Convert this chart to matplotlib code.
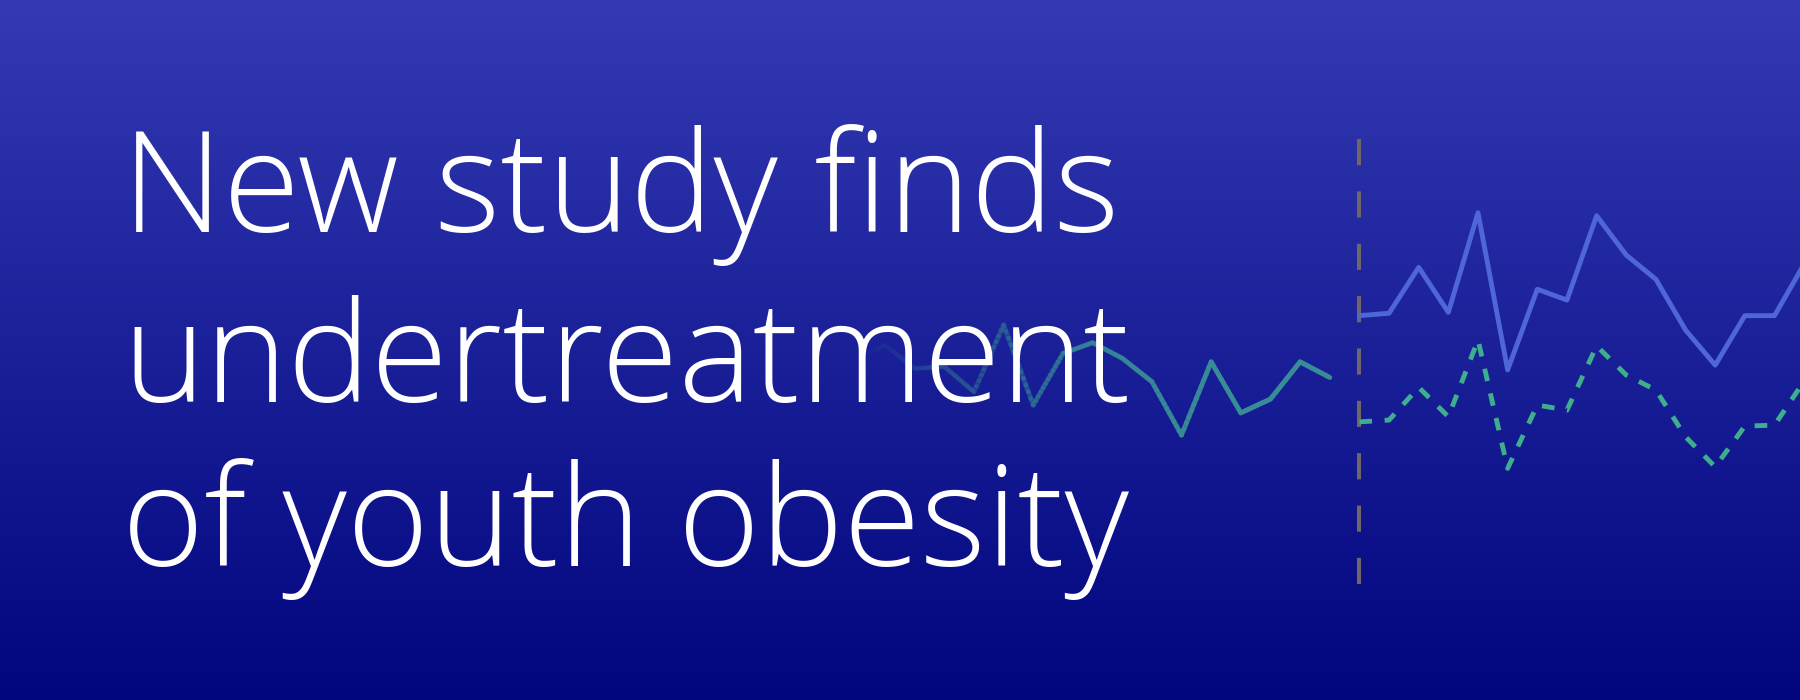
import numpy as np
import matplotlib.pyplot as plt
from matplotlib import font_manager
from matplotlib.collections import LineCollection
from matplotlib.colors import LinearSegmentedColormap, to_rgb

# title text
title_lines = ["New study finds", "undertreatment", "of youth obesity"]

# left (faded) series, steps -1..15
left_steps = np.arange(-1, 16)
left_vals = [40, 45, 37.2, 37.8, 29.4, 51.7, 25, 42.2, 45.8, 40.6, 32.8, 15, 39.4, 22.4, 27, 39.4, 34.2]

# right series, steps 16..31
right_steps = np.arange(16, 32)
blue_vals = [54.8, 55.6, 70.9, 55.9, 89.1, 36.7, 63.6, 60, 88.1, 75, 66.9, 50, 38.3, 54.8, 54.8, 72]
green_vals = [19.4, 20, 30.9, 21.1, 46.7, 3.9, 25, 23.3, 44.7, 35, 30, 14.4, 4.4, 18, 18.3, 33]
split_step = 16

bg_top = "#343ab3"
bg_bottom = "#01067e"
blue = "#4f66d8"
green = "#3fae8e"
teal = "#388c97"
grey = "#6f6767"

# Open Sans Light (not the condensed one)
font = font_manager.FontProperties(family="Open Sans", weight=300)
for f in font_manager.fontManager.ttflist:
    if f.fname.endswith("OpenSans-Light.ttf"):
        font = font_manager.FontProperties(fname=f.fname)
        break
font.set_size(101)

fig = plt.figure(figsize=(18, 7), dpi=100)
ax = fig.add_axes([0, 0, 1, 1])
ax.set_xlim(-29.85, 30.86)
ax.set_ylim(-73.3, 160)
ax.axis("off")

# background gradient
cmap = LinearSegmentedColormap.from_list("bg", [bg_bottom, bg_top])
grad = np.linspace(0, 1, 256).reshape(-1, 1)
ax.imshow(grad, cmap=cmap, aspect="auto", origin="lower",
          extent=[-29.85, 30.86, -73.3, 160], zorder=0)

# faded left line, alpha ramps up from the left
xs, ys = [], []
for i in range(len(left_steps) - 1):
    t = np.linspace(0, 1, 12, endpoint=False)
    xs.extend(left_steps[i] + t * (left_steps[i + 1] - left_steps[i]))
    ys.extend(left_vals[i] + t * (left_vals[i + 1] - left_vals[i]))
xs.append(left_steps[-1])
ys.append(left_vals[-1])
xs, ys = np.array(xs), np.array(ys)
pts = np.column_stack([xs, ys]).reshape(-1, 1, 2)
segs = np.concatenate([pts[:-1], pts[1:]], axis=1)
mid = (xs[:-1] + xs[1:]) / 2
alpha = np.clip((mid - left_steps[0]) / 12.0, 0, 1) ** 1.2
rgb = to_rgb(teal)
cols = [(rgb[0], rgb[1], rgb[2], a) for a in alpha]
lc = LineCollection(segs, colors=cols, linewidths=3.5, capstyle="round", zorder=2)
ax.add_collection(lc)

# right lines
ax.plot(right_steps, blue_vals, color=blue, lw=3.5, zorder=3)
ax.plot(right_steps, green_vals, color=green, lw=3.5, zorder=3,
        linestyle=(0, (2.6, 2.6)))

# divider
ax.plot([split_step, split_step], [113.7, -34.5], color=grey, lw=2.9,
        linestyle=(0, (6.5, 6.5)), zorder=2)

# title
ys_txt = [0.6686, 0.4257, 0.1914]
for line, yy in zip(title_lines, ys_txt):
    fig.text(0.068, yy, line, color="white", fontproperties=font,
             va="baseline", ha="left", zorder=5)

fig.savefig("out.png", dpi=100)
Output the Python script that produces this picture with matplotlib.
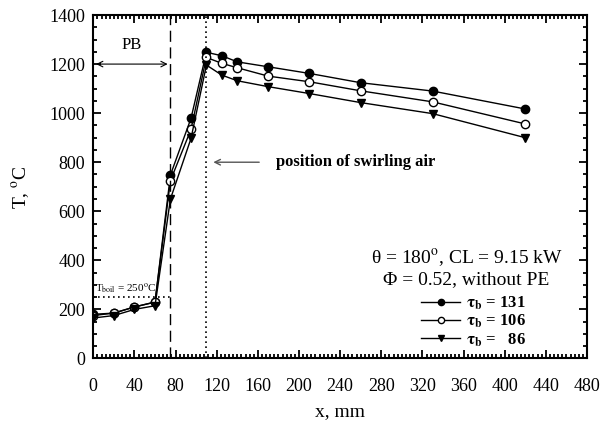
import matplotlib
matplotlib.use("Agg")
import matplotlib.pyplot as plt
from matplotlib.ticker import MultipleLocator

plt.rcParams['font.family'] = ['Liberation Serif', 'DejaVu Serif']
plt.rcParams['mathtext.fontset'] = 'stix'

x_mm = [0, 20, 40, 60, 75, 95, 110, 125, 140, 170, 210, 260, 330, 420]
T_131 = [180, 185, 210, 230, 748, 979, 1248, 1234, 1209, 1189, 1162, 1124, 1090, 1017]
T_106 = [175, 185, 210, 230, 725, 934, 1227, 1203, 1185, 1151, 1128, 1091, 1046, 956]
T_86 = [165, 175, 200, 215, 650, 897, 1196, 1155, 1132, 1108, 1080, 1043, 998, 900]

series_labels = [r'$\mathbf{\tau_b}$ = 131', r'$\mathbf{\tau_b}$ = 106', r'$\mathbf{\tau_b}$ =   86']
x_ticks = list(range(0, 481, 40))
y_ticks = list(range(0, 1401, 200))
pb_end = 75
swirl_x = 110
t_boil = 250

fig = plt.figure(figsize=(6.07, 4.34), dpi=100)
ax = fig.add_axes([0.1537, 0.174, 0.967 - 0.1537, 0.9654 - 0.174])

ax.plot(x_mm, T_131, '-o', color='black', mfc='black', mec='black', ms=6, lw=1, label=series_labels[0])
ax.plot(x_mm, T_106, '-o', color='black', mfc='white', mec='black', ms=6, lw=1, label=series_labels[1])
ax.plot(x_mm, T_86, '-v', color='black', mfc='black', mec='black', ms=6, lw=1, label=series_labels[2])

ax.set_xlim(0, 480)
ax.set_ylim(0, 1400)
ax.set_xticks(x_ticks)
ax.set_yticks(y_ticks)
ax.xaxis.set_minor_locator(MultipleLocator(4))
ax.yaxis.set_minor_locator(MultipleLocator(50))
ax.tick_params(which='both', direction='in', top=True, right=True, labelsize=13, width=1.3)
ax.tick_params(which='major', length=6)
ax.tick_params(which='minor', length=3)
ax.tick_params(axis='x', pad=14)
ax.tick_params(axis='y', pad=6)
for s in ax.spines.values():
    s.set_linewidth(1.5)

ax.axvline(pb_end, color='black', lw=1, ls=(0, (8, 4)))
ax.axvline(swirl_x, color='black', lw=1.2, ls=(0, (1, 2)))
ax.plot([0, pb_end], [t_boil, t_boil], color='black', lw=1.2, ls=(0, (1, 2)))
ax.text(2, 258, r'T$_{\rm boil}$ = 250$^{\rm o}$C', fontsize=8, ha='left', va='bottom')

ax.annotate('', xy=(0, 1200), xytext=(pb_end, 1200),
            arrowprops=dict(arrowstyle='<->', color='black', lw=0.8))
ax.text(37.5, 1245, 'PB', fontsize=12, ha='center', va='bottom')

ax.annotate('', xy=(114, 800), xytext=(164, 800),
            arrowprops=dict(arrowstyle='->', color='#555555', lw=1))
ax.text(178, 800, 'position of swirling air', fontsize=12, fontweight='bold',
        ha='left', va='center')

ax.text(363, 410, 'θ = 180$^{\\rm o}$, CL = 9.15 kW', fontsize=14, ha='center', va='center')
ax.text(363, 322, 'Φ = 0.52, without PE', fontsize=14, ha='center', va='center')

leg = ax.legend(loc='lower left', bbox_to_anchor=(319 / 480, 40 / 1400), frameon=False,
                handlelength=2.3, handletextpad=0.4, labelspacing=0.05,
                borderpad=0, borderaxespad=0, markerscale=0.75,
                prop={'weight': 'bold', 'size': 12})

ax.set_xlabel('x, mm', fontsize=14, labelpad=6)
ax.set_ylabel('T, $^{\\rm o}$C', fontsize=14, labelpad=12)

fig.savefig('out.png', dpi=100)
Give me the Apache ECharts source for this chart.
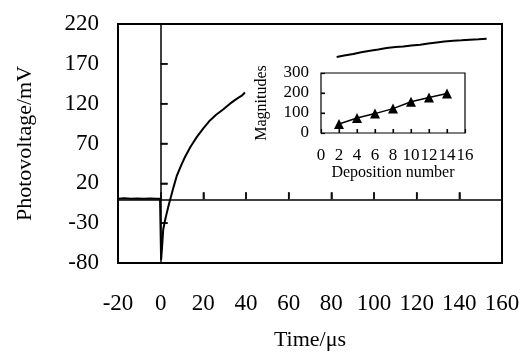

###

_What is needed_
From the listing, tally every line with the word "matplotlib" in it and give only the tally.

_Exercise answer_
10